Breast biopsy is a procedure in which a small sample of breast tissue containing suspicious breast growth is removed and examined in the laboratory for the presence of cancer. It is indicated when abnormal findings are seen during mammography, ultrasound or MRI scans, or unusual changes are noticed in the nipple (dimpling skin, scaling or bloody discharge) or breast tissue (thickening or lumps).
The area of interest may be numbed to keep you comfortable. The procedure for conducting a breast biopsy depends on factors such as the size and location of the breast defect. The types of breast biopsy procedures include:
- Fine-needle aspiration biopsy: The doctor inserts a thin needle into the lump detected during a breast exam to draw a sample of fluid or cells.
- Core needle biopsy: A needle guided by ultrasound or MRI to remove a sample of breast lump detected during a breast exam, ultrasound or mammogram. Several, grain-sized samples of the tissue are removed.

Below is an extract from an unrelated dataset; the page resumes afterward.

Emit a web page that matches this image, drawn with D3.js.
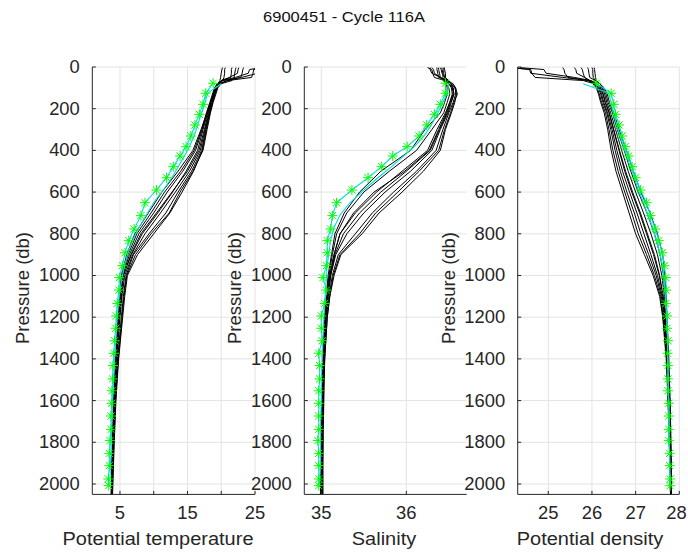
<!DOCTYPE html>
<html><head><meta charset="utf-8">
<script src="https://cdn.jsdelivr.net/npm/d3@7"></script>
<style>body{margin:0;background:#fff}svg{display:block}</style>
</head><body><svg id="c" width="688" height="554"></svg>
<script>
// ---------- data ----------
const title = "6900451 - Cycle 116A";
const histLevels = [3,12,30,50,65,80,100,130,170,220,300,400,500,600,700,800,900,1000,1100,1200,1400,1600,1800,2000,2050];
const histT1 = [27.0,24.8,24.7,24.5,21.0,19.8,19.3,19.0,18.6,18.2,17.6,16.9,15.3,13.2,11.0,8.7,6.9,5.7,5.3,5.0,4.55,4.25,4.0,3.85,3.8];
const histT2 = [22.2,22.1,22.0,21.9,21.6,20.0,19.5,19.2,18.8,18.4,17.9,17.3,15.8,13.9,12.3,9.6,7.3,6.0,5.6,5.3,4.75,4.35,4.1,3.9,3.85];
const histT3 = [21.6,21.5,21.5,21.4,20.0,19.6,19.2,18.9,18.5,18.0,17.3,16.5,14.8,12.8,10.6,8.3,6.7,5.5,5.2,4.9,4.5,4.2,3.95,3.8,3.75];
const histT4 = [26.5,25.6,25.4,23.0,20.3,19.6,19.1,18.8,18.4,17.9,17.2,16.2,14.3,12.0,10.0,7.8,6.4,5.4,5.1,4.8,4.45,4.15,3.95,3.8,3.75];
const histT5 = [20.6,20.5,20.5,20.4,20.2,19.4,19.0,18.7,18.3,17.8,17.1,16.0,14.0,11.6,9.6,7.5,6.2,5.3,5.0,4.75,4.4,4.1,3.9,3.75,3.7];
const histT6 = [23.3,23.2,23.1,22.9,20.8,19.8,19.4,19.1,18.7,18.3,17.7,17.1,15.6,13.6,11.8,9.3,7.0,5.9,5.5,5.2,4.65,4.3,4.05,3.85,3.8];
const histT7 = [26.0,24.2,24.0,22.1,20.1,19.5,19.1,18.8,18.5,18.1,17.5,16.7,15.0,12.7,10.4,8.1,6.6,5.5,5.2,4.9,4.5,4.2,4.0,3.8,3.75];
const histT8 = [22.6,22.5,22.4,21.2,20.0,19.7,19.3,19.0,18.7,18.3,17.8,17.2,15.9,14.2,12.4,10.0,7.6,6.1,5.7,5.4,4.8,4.4,4.15,3.95,3.9];
const histT9 = [20.2,20.1,20.0,19.9,19.8,19.5,19.2,18.9,18.4,17.9,17.0,15.8,13.6,11.2,9.2,7.2,6.0,5.2,4.95,4.7,4.35,4.05,3.88,3.72,3.7];

const histS1 = [36.25,36.30,36.31,36.33,36.45,36.50,36.55,36.56,36.53,36.49,36.40,36.30,36.05,35.75,35.50,35.30,35.17,35.11,35.08,35.05,35.03,35.02,35.01,35.01,35.01];
const histS2 = [36.45,36.45,36.46,36.46,36.48,36.52,36.58,36.60,36.56,36.52,36.45,36.38,36.15,35.90,35.64,35.45,35.22,35.14,35.10,35.07,35.04,35.02,35.02,35.01,35.01];
const histS3 = [36.38,36.38,36.39,36.40,36.46,36.50,36.53,36.54,36.51,36.46,36.36,36.25,35.95,35.65,35.40,35.22,35.15,35.10,35.07,35.05,35.03,35.02,35.01,35.00,35.00];
const histS4 = [36.28,36.28,36.30,36.40,36.47,36.52,36.55,36.55,36.51,36.47,36.38,36.27,35.98,35.62,35.38,35.22,35.15,35.10,35.07,35.05,35.02,35.01,35.01,35.00,35.00];
const histS5 = [36.42,36.42,36.43,36.43,36.44,36.47,36.50,36.51,36.48,36.44,36.30,36.12,35.80,35.50,35.30,35.18,35.13,35.09,35.06,35.04,35.02,35.01,35.00,35.00,35.00];
const histS6 = [36.36,36.36,36.37,36.38,36.48,36.55,36.58,36.58,36.55,36.50,36.43,36.35,36.12,35.85,35.60,35.40,35.20,35.13,35.09,35.06,35.03,35.02,35.01,35.01,35.01];
const histS7 = [36.30,36.32,36.33,36.40,36.46,36.50,36.54,36.56,36.52,36.48,36.39,36.28,36.00,35.70,35.45,35.26,35.16,35.11,35.08,35.05,35.03,35.02,35.01,35.00,35.00];
const histS8 = [36.40,36.41,36.42,36.45,36.50,36.53,36.57,36.59,36.57,36.53,36.46,36.40,36.20,35.95,35.68,35.48,35.23,35.15,35.10,35.07,35.04,35.03,35.02,35.02,35.02];
const histS9 = [36.44,36.44,36.44,36.45,36.46,36.47,36.48,36.48,36.45,36.40,36.22,36.05,35.70,35.45,35.27,35.16,35.12,35.08,35.06,35.04,35.02,35.01,35.00,34.99,34.99];

const histD1 = [24.10,24.60,24.62,24.70,25.80,26.05,26.17,26.22,26.27,26.36,26.46,26.57,26.70,26.86,27.03,27.19,27.35,27.50,27.61,27.66,27.72,27.76,27.79,27.80,27.81];
const histD2 = [25.75,25.78,25.80,25.83,25.95,26.05,26.12,26.17,26.22,26.31,26.39,26.48,26.60,26.75,26.91,27.06,27.25,27.43,27.57,27.63,27.71,27.75,27.78,27.79,27.80];
const histD3 = [25.90,25.92,25.93,25.95,26.08,26.14,26.19,26.25,26.30,26.39,26.49,26.62,26.75,26.91,27.09,27.25,27.41,27.54,27.63,27.67,27.73,27.77,27.79,27.81,27.81];
const histD4 = [24.20,24.57,24.60,25.33,25.95,26.12,26.23,26.29,26.34,26.43,26.54,26.68,26.83,27.00,27.18,27.35,27.50,27.60,27.66,27.70,27.74,27.78,27.80,27.81,27.82];
const histD5 = [26.00,26.02,26.02,26.03,26.08,26.18,26.25,26.32,26.37,26.47,26.58,26.74,26.89,27.06,27.26,27.43,27.56,27.64,27.68,27.71,27.75,27.78,27.80,27.82,27.82];
const histD6 = [25.33,25.36,25.38,25.45,25.90,26.05,26.15,26.20,26.25,26.34,26.43,26.53,26.65,26.80,26.97,27.12,27.30,27.47,27.59,27.65,27.72,27.75,27.78,27.80,27.80];
const histD7 = [24.35,24.90,24.95,25.60,25.98,26.10,26.20,26.26,26.31,26.40,26.50,26.63,26.77,26.93,27.11,27.27,27.43,27.55,27.63,27.68,27.73,27.77,27.80,27.81,27.81];
const histD8 = [25.60,25.63,25.65,25.83,25.95,26.02,26.10,26.15,26.20,26.28,26.36,26.44,26.55,26.70,26.85,27.00,27.20,27.40,27.55,27.62,27.70,27.74,27.77,27.79,27.80];
const histD9 = [26.05,26.06,26.07,26.08,26.10,26.18,26.28,26.35,26.40,26.50,26.62,26.79,26.95,27.12,27.33,27.50,27.62,27.67,27.70,27.72,27.76,27.79,27.81,27.82,27.82];

const cyanP = [80,125,180,230,280,330,380,430,480,530,590,650,710,770,830,890,950,1010,1070,1130,1200,1300,1400,1500,1600,1700,1800,1900,2000];
const cyanT = [20.0,18.0,17.5,17.0,16.5,16.0,15.3,14.5,13.6,12.7,11.4,10.0,8.9,7.8,6.9,6.2,5.7,5.3,5.0,4.8,4.6,4.4,4.2,4.05,3.9,3.8,3.7,3.6,3.5];
const cyanS = [36.50,36.48,36.42,36.36,36.29,36.21,36.10,35.96,35.82,35.67,35.50,35.34,35.22,35.15,35.11,35.09,35.07,35.06,35.05,35.04,35.03,35.02,35.01,35.00,35.00,34.99,34.99,34.99,34.98];
const cyanD = [25.80,26.38,26.45,26.50,26.57,26.64,26.72,26.80,26.88,26.97,27.06,27.18,27.28,27.39,27.47,27.55,27.61,27.65,27.67,27.69,27.71,27.73,27.74,27.75,27.76,27.77,27.77,27.78,27.78];

const starP = [78,126,179,227,278,331,382,427,478,531,590,651,713,777,833,891,953,1010,1070,1134,1194,1253,1313,1373,1432,1496,1553,1613,1674,1738,1792,1853,1912,1976,2008];
const starT = [18.8,17.7,17.3,16.75,16.1,15.5,14.8,13.9,12.9,11.9,10.4,8.7,8.1,7.1,6.3,5.75,5.35,4.9,4.85,4.6,4.45,4.37,4.2,4.1,3.97,3.9,3.82,3.77,3.67,3.67,3.52,3.42,3.42,3.27,3.33];
const starS = [36.46,36.46,36.40,36.33,36.24,36.15,36.01,35.84,35.71,35.55,35.36,35.18,35.13,35.11,35.07,35.07,35.06,35.02,35.06,35.04,35.00,35.00,35.01,34.97,34.98,34.98,34.97,34.97,34.97,34.97,34.96,34.97,34.97,34.97,34.97];
const starD = [26.10,26.44,26.50,26.54,26.62,26.69,26.76,26.84,26.92,27.00,27.11,27.25,27.34,27.45,27.53,27.61,27.66,27.69,27.70,27.69,27.72,27.72,27.74,27.73,27.74,27.74,27.74,27.76,27.76,27.76,27.76,27.78,27.78,27.79,27.79];

const pressureTicks = [0,200,400,600,800,1000,1200,1400,1600,1800,2000];
const tempTicks = [5,10,15,20,25];
const tempTickLabels = ["5","","15","","25"];
const salTicks = [35,36];
const salTickLabels = ["35","36"];
const denTicks = [25,26,27,28];
const denTickLabels = ["25","26","27","28"];

// ---------- layout ----------
const svg = d3.select("#c");
const TOP = 67, BOT = 494.4;
const y = d3.scaleLinear().domain([0,2050]).range([TOP,BOT]);
const ink = "#262626", gridC = "#e3e3e3";
const FONT = "Liberation Sans, Arial, Helvetica, sans-serif";

function stext(g, x, yy, str, size, anchor, sx, rot) {
  return g.append("text")
    .attr("transform", `translate(${x},${yy})` + (rot ? ` rotate(${rot})` : "") + ` scale(${sx},1)`)
    .attr("text-anchor", anchor).attr("font-family", FONT).attr("font-size", size)
    .attr("fill", ink).text(str);
}

stext(svg, 344, 22, title, 15, "middle", 1.1).attr("fill", "#111");

const panels = [
  {x0:92.3, x1:255, dom:[0.9,25], ticks:tempTicks, labels:tempTickLabels, xlabel:"Potential temperature", lx:158,
   hist:[histT1,histT2,histT3,histT4,histT5,histT6,histT7,histT8,histT9], cyan:cyanT, star:starT},
  {x0:304.3, x1:466.7, dom:[34.8,36.71], ticks:salTicks, labels:salTickLabels, xlabel:"Salinity", lx:384,
   hist:[histS1,histS2,histS3,histS4,histS5,histS6,histS7,histS8,histS9], cyan:cyanS, star:starS},
  {x0:517.7, x1:679.3, dom:[24.3,28.0], ticks:denTicks, labels:denTickLabels, xlabel:"Potential density", lx:590,
   hist:[histD1,histD2,histD3,histD4,histD5,histD6,histD7,histD8,histD9], cyan:cyanD, star:starD}
];

panels.forEach((p, i) => {
  const x = d3.scaleLinear().domain(p.dom).range([p.x0, p.x1]);
  const g = svg.append("g");
  const cid = "clip" + i;
  svg.append("defs").append("clipPath").attr("id", cid).append("rect")
    .attr("x", p.x0).attr("y", TOP).attr("width", p.x1 - p.x0).attr("height", BOT - TOP);

  // grid
  g.selectAll(".gx").data(p.ticks).enter().append("line")
    .attr("x1", d => x(d)).attr("x2", d => x(d)).attr("y1", TOP).attr("y2", BOT)
    .attr("stroke", gridC).attr("stroke-width", 1);
  g.selectAll(".gy").data(pressureTicks).enter().append("line")
    .attr("x1", p.x0).attr("x2", p.x1).attr("y1", d => y(d)).attr("y2", d => y(d))
    .attr("stroke", gridC).attr("stroke-width", 1);

  const plot = g.append("g").attr("clip-path", `url(#${cid})`);
  const lineH = d3.line().x(d => x(d[1])).y(d => y(d[0]));
  p.hist.forEach(arr => {
    plot.append("path").datum(histLevels.map((pp, k) => [pp, arr[k]]))
      .attr("d", lineH).attr("fill", "none").attr("stroke", "#000").attr("stroke-width", 1);
  });
  plot.append("path").datum(cyanP.map((pp, k) => [pp, p.cyan[k]]))
    .attr("d", lineH).attr("fill", "none").attr("stroke", "#00dde6").attr("stroke-width", 1.1);
  plot.append("path").datum(starP.map((pp, k) => [pp, p.star[k]]))
    .attr("d", lineH).attr("fill", "none").attr("stroke", "#00dde6").attr("stroke-width", 1.1);
  const r = 5, rd = 3.6;
  const starPath = `M${-r},0L${r},0M0,${-r}L0,${r}M${-rd},${-rd}L${rd},${rd}M${-rd},${rd}L${rd},${-rd}`;
  plot.selectAll(".st").data(starP.map((pp, k) => [pp, p.star[k]])).enter().append("path")
    .attr("transform", d => `translate(${x(d[1])},${y(d[0])})`)
    .attr("d", starPath).attr("stroke", "#00ff00").attr("stroke-width", 1).attr("fill", "none");

  // axes (MATLAB style: inward ticks, box off)
  const ax = g.append("g");
  ax.append("line").attr("x1", p.x0).attr("x2", p.x0).attr("y1", TOP).attr("y2", BOT).attr("stroke", ink);
  ax.append("line").attr("x1", p.x0).attr("x2", p.x1).attr("y1", BOT).attr("y2", BOT).attr("stroke", ink);
  ax.selectAll(".ty").data(pressureTicks).enter().append("line")
    .attr("x1", p.x0).attr("x2", p.x0 + 3.5).attr("y1", d => y(d)).attr("y2", d => y(d)).attr("stroke", ink);
  ax.selectAll(".tx").data(p.ticks).enter().append("line")
    .attr("x1", d => x(d)).attr("x2", d => x(d)).attr("y1", BOT).attr("y2", BOT - 3.5).attr("stroke", ink);
  pressureTicks.forEach(t => {
    stext(ax, p.x0 - 12.5, y(t) + 6, String(t), 17.5, "end", 1.05);
  });
  p.ticks.forEach((t, k) => {
    if (!p.labels[k]) return;
    const tx = Math.min(x(t), 676.5);
    stext(ax, tx, BOT + 25, p.labels[k], 17.5, "middle", 1.05);
  });
  stext(ax, p.lx, 545, p.xlabel, 18.5, "middle", 1.08);
  stext(ax, p.x0 - 63, 288, "Pressure (db)", 18.5, "middle", 1.0, -90);
});
</script></body></html>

- Stereotactic biopsy: A mammogram is used to identify the location of the suspicious areas within the breast. Your doctor makes a small incision and removes several samples of tissue through a needle or vacuum-powered probe.
- Surgical biopsy: A/Prof Fosh surgically removes a part or entire breast lump under general or local anaesthesia.
The collected tissue is then forwarded to the pathologist for microscopic analysis. The pathology report will tell if you have breast cancer or not, if the lump is benign or cancerous and the type of breast cancer. Based on the results, A/Prof Fosh will discuss a suitable treatment plan for you.